= Schools Catalogue Information Service =

Australian cataloguing service created for school libraries

Schools Catalogue Information Service (SCIS) creates and distributes metadata for English-language resources used in K-12 schools, primarily for integration with integrated library systems. As of 2019, 93 per cent of Australian schools and 49 per cent of New Zealand schools are subscribed, with a total of 107 international schools also subscribed, across 22 countries.

== Data and Standards ==
As well as doing original cataloguing, SCIS maintains the SCIS Subject Headings List (SCISSHL), an alternative to the Library of Congress Subject Headings suited to use in K-12 education contexts, and the SCIS Standards for Cataloguing And Data Entry (SSCDE). SSCDE reflects international standards including Resource Description and Access and International Standard Bibliographic Description with adaptations to suit the K-12 education sector.

SCIS catalogues bibliographic and audio-visual resources, both physical and digital, including trade fiction and non-fiction and educational materials.
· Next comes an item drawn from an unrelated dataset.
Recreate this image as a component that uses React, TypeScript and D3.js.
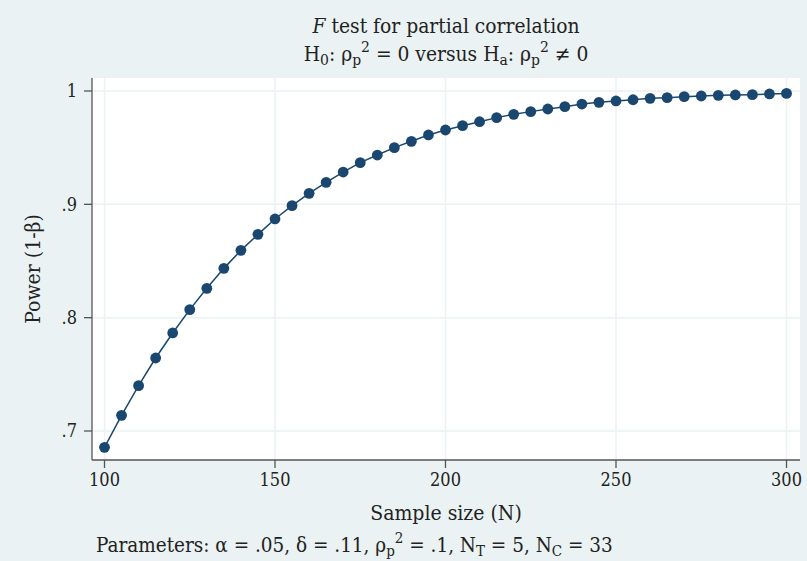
import React from "react";
import * as d3 from "d3";

const sampleSizes = [100,105,110,115,120,125,130,135,140,145,150,155,160,165,170,175,180,185,190,195,200,205,210,215,220,225,230,235,240,245,250,255,260,265,270,275,280,285,290,295,300];
const power = [0.6856,0.7138,0.7400,0.7644,0.7865,0.8071,0.8259,0.8435,0.8594,0.8735,0.8871,0.8988,0.9097,0.9194,0.9285,0.9368,0.9435,0.9500,0.9556,0.9612,0.9656,0.9694,0.9729,0.9765,0.9794,0.9818,0.9841,0.9862,0.9885,0.9900,0.9912,0.9923,0.9935,0.9941,0.9950,0.9956,0.9962,0.9965,0.9968,0.9974,0.9979];
const xTicks = [100,150,200,250,300];
const yTicks = [0.7,0.8,0.9,1];
const yTickLabels = [".7",".8",".9","1"];

const W = 807, H = 561;
const FONT = "'DejaVu Serif Condensed', 'DejaVu Serif', serif";
const BG = "#eaf2f3";
const NAVY = "#1a476f";
const TXT = "#222";

export default function App() {
  const plot = { left: 92, right: 800, top: 78, bottom: 460 };
  const x = d3.scaleLinear().domain([100, 300]).range([104.5, 786.5]);
  const y = d3.scaleLinear().domain([0.7, 1]).range([431, 91]);
  const data = sampleSizes.map((n, i) => ({ n, p: power[i] }));
  const line = d3.line<{ n: number; p: number }>().x(d => x(d.n)).y(d => y(d.p));

  return (
    <svg width={W} height={H} style={{ position: "absolute", left: 0, top: 0 }} fontFamily={FONT}>
      <rect x={0} y={0} width={W} height={H} fill={BG} />
      <rect x={plot.left} y={plot.top} width={plot.right - plot.left} height={plot.bottom - plot.top} fill="#fff" />
      {xTicks.map(t => (
        <line key={"gx" + t} x1={x(t)} x2={x(t)} y1={plot.top} y2={plot.bottom} stroke={BG} strokeWidth={1.5} />
      ))}
      {yTicks.map(t => (
        <line key={"gy" + t} x1={plot.left} x2={plot.right} y1={y(t)} y2={y(t)} stroke={BG} strokeWidth={1.5} />
      ))}
      {/* axes */}
      <line x1={plot.left} x2={plot.left} y1={plot.top} y2={plot.bottom} stroke="#555" strokeWidth={1.3} />
      <line x1={plot.left} x2={plot.right} y1={plot.bottom} y2={plot.bottom} stroke="#555" strokeWidth={1.3} />
      {yTicks.map((t, i) => (
        <g key={"yt" + t}>
          <line x1={plot.left - 8} x2={plot.left} y1={y(t)} y2={y(t)} stroke="#555" strokeWidth={1.3} />
          <text x={plot.left - 15} y={y(t)} dy="0.35em" textAnchor="end" fontSize={18} fill={TXT}>{yTickLabels[i]}</text>
        </g>
      ))}
      {xTicks.map(t => (
        <g key={"xt" + t}>
          <line x1={x(t)} x2={x(t)} y1={plot.bottom} y2={plot.bottom + 8} stroke="#555" strokeWidth={1.3} />
          <text x={x(t)} y={plot.bottom + 26} textAnchor="middle" fontSize={18} fill={TXT}>{t}</text>
        </g>
      ))}
      {/* data */}
      <path d={line(data) || ""} fill="none" stroke={NAVY} strokeWidth={1.5} />
      {data.map(d => (
        <circle key={d.n} cx={x(d.n)} cy={y(d.p)} r={5.4} fill={NAVY} />
      ))}
      {/* titles */}
      <text x={446} y={33} textAnchor="middle" fontSize={20.8} fill={TXT}>
        <tspan fontStyle="italic">F</tspan> test for partial correlation
      </text>
      <text x={446} y={61} textAnchor="middle" fontSize={20.8} fill={TXT}>
        H<tspan fontSize={15.5} dy={4}>0</tspan><tspan dy={-4}>: ρ</tspan><tspan fontSize={15.5} dy={4}>p</tspan><tspan fontSize={15.5} dy={-13}>2</tspan><tspan dy={9}> = 0 versus H</tspan><tspan fontSize={15.5} dy={4}>a</tspan><tspan dy={-4}>: ρ</tspan><tspan fontSize={15.5} dy={4}>p</tspan><tspan fontSize={15.5} dy={-13}>2</tspan><tspan dy={9}> ≠ 0</tspan>
      </text>
      <text x={446} y={520} textAnchor="middle" fontSize={21} fill={TXT}>Sample size (N)</text>
      <text transform={`translate(39.5,${(plot.top + plot.bottom) / 2}) rotate(-90)`} textAnchor="middle" fontSize={21} fill={TXT}>Power (1-β)</text>
      <text x={96} y={552} fontSize={20.5} fill={TXT}>
        Parameters: α = .05, δ = .11, ρ<tspan fontSize={15} dy={4}>p</tspan><tspan fontSize={15} dy={-13}>2</tspan><tspan dy={9}> = .1, N</tspan><tspan fontSize={15} dy={4}>T</tspan><tspan dy={-4}> = 5, N</tspan><tspan fontSize={15} dy={4}>C</tspan><tspan dy={-4}> = 33</tspan>
      </text>
    </svg>
  );
}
SCIS metadata includes full and abridged Dewey Decimal Classification, subject headings from SCISSHL and the linked-data Schools Online Thesaurus, and name and series authorities maintained by SCIS. SCIS data supports MAchine-Readable Cataloguing and Metadata Object Description Schema formats and is made available to subscribing schools via the z39.50 protocol and via an online portal
== Background ==
SCIS is a business unit of Education Services Australia (ESA). ESA is a not-for-profit government business enterprise established from a 2009 merger of Curriculum Corporation and Education.au, with the purpose of delivering educational technology solutions.
Australian Schools Catalogue Information Service (ASCIS) was created in 1984 with funding from Australia's Commonwealth Schools Commission, with the purpose of reducing the cost and duplication of effort of cataloguing resources in schools. This closely followed the 1981 creation of the Australian Bibliographic Network, set up to support shared bibliographic data for university, state, public and special libraries. The newly formed Curriculum Corporation subsumed ASCIS in 1989. The name SCIS was adopted when the New Zealand government joined the board of Curriculum Corporation in 1992.
==Use==
As of 2019, 93 per cent of Australian schools and 49 per cent of New Zealand schools are subscribed, with a total of 107 international schools are also subscribed, across 22 countries.